Time to find and move to your own little Shire, Sharkey.


6 people like this
Posted by Yuri
a resident of another community
on Oct 2, 2017 at 6:15 am

So a 3% raise for teachers is outlandish in one of the wealthiest communities in the world because corporations don't pay their fare share. Teachers should pick up and move somewhere else (which many are doing). Why stop there? Let's move all the public schools to Iowa, Montana, Wyoming, the Dakotas, and the like where life is cheap and easy. Kind of like the interment camps of WWII. With smartphones, parents would always be close to little Sally and Bobby as they master the 4R's far from the nest. Personally, I'll take Montana. Sharkey likes skiing and fly fishing.


7 people like this
Posted by Teacher compensation is pretty good here
a resident of Duveneck/St. Francis
on Oct 5, 2017 at 5:29 pm

Teacher compensation is pretty good here is a registered user.

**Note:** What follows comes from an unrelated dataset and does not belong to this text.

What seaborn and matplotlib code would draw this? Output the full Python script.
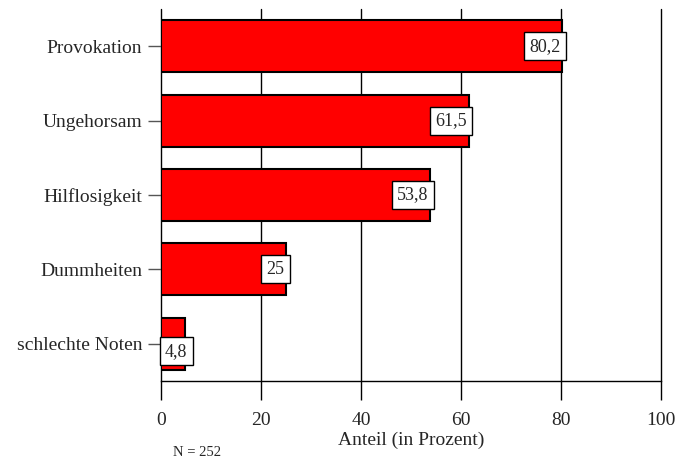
import matplotlib
matplotlib.use("Agg")
import matplotlib.pyplot as plt
import seaborn as sns
import pandas as pd

# <--- data --->
categories = ["Provokation", "Ungehorsam", "Hilflosigkeit", "Dummheiten", "schlechte Noten"]
values = [80.2, 61.5, 53.8, 25, 4.8]
value_labels = ["80,2", "61,5", "53,8", "25", "4,8"]
x_ticks = [0, 20, 40, 60, 80, 100]
x_label = "Anteil (in Prozent)"
note = "N = 252"

df = pd.DataFrame({"kategorie": categories, "anteil": values})

sns.set_style("white")
plt.rcParams["font.family"] = ["Liberation Serif", "DejaVu Serif"]

fig = plt.figure(figsize=(6.77, 4.63), dpi=100)
ax = fig.add_axes([161 / 677, 1 - 381 / 463, 500 / 677, 372 / 463])

sns.barplot(
    data=df, x="anteil", y="kategorie", orient="h",
    color="#ff0000", saturation=1, width=0.7,
    edgecolor="black", linewidth=1.5, ax=ax, zorder=3,
)

ax.set_xlim(0, 100)
ax.set_ylim(4.5, -0.5)
ax.set_xticks(x_ticks)
ax.set_xticklabels([str(t) for t in x_ticks], fontsize=14)
ax.tick_params(axis="x", bottom=True, length=14, width=1, color="black", pad=8)
ax.tick_params(axis="y", left=True, length=9.5, width=1, color="#555555", pad=4, labelsize=14)
ax.grid(axis="x", color="black", linewidth=1, zorder=0)
for gl in ax.get_xgridlines():
    gl.set_clip_on(False)
ax.set_axisbelow(True)
for side in ["top", "right", "left"]:
    ax.spines[side].set_visible(False)
ax.spines["bottom"].set_color("black")
ax.spines["bottom"].set_linewidth(1)
ax.set_ylabel("")
ax.set_xlabel(x_label, fontsize=14, labelpad=2)

# value boxes at the bar ends
for i, (v, lab) in enumerate(zip(values, value_labels)):
    if v < 10:
        x, ha, y = 0.8, "left", i + 0.1
    else:
        x, ha, y = v - 0.3, "right", i
    ax.text(x, y, lab, ha=ha, va="center", fontsize=13, zorder=5,
            bbox=dict(boxstyle="square,pad=0.3", facecolor="white", edgecolor="black", linewidth=1))

fig.text(197 / 677, 1 - 452 / 463, note, ha="center", va="center", fontsize=10.5)

fig.savefig("out.png", dpi=100)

My nextdoor neighbors are homeowners in Palo Alto, and they are both PAUSD teachers. Hmmmm.

Teachers get a pension. That means they don't have to save for retirement in the same way others do. We must stop talking about government salaries separately from benefits. The whole compensation package has a value and that is what should be compared.

Few people in the private sector still get pensions...and most of us pay more for our other benefits.


Like this comment
Posted by Interesting
a resident of Barron Park
on Oct 5, 2017 at 8:57 pm

@Teacher compensation
Sounds like you think teachers shouldn't be able to live in Palo Alto.


Like this comment
Posted by No
a resident of Another Palo Alto neighborhood
on Oct 6, 2017 at 2:09 pm

@Interesting, I don't think that is what @Teacher compensation is saying at all. They are saying that teachers CAN and DO live in Palo Alto, so stop claiming they are too underpaid to live here. I know LOTS of teachers that own a home in Palo Alto.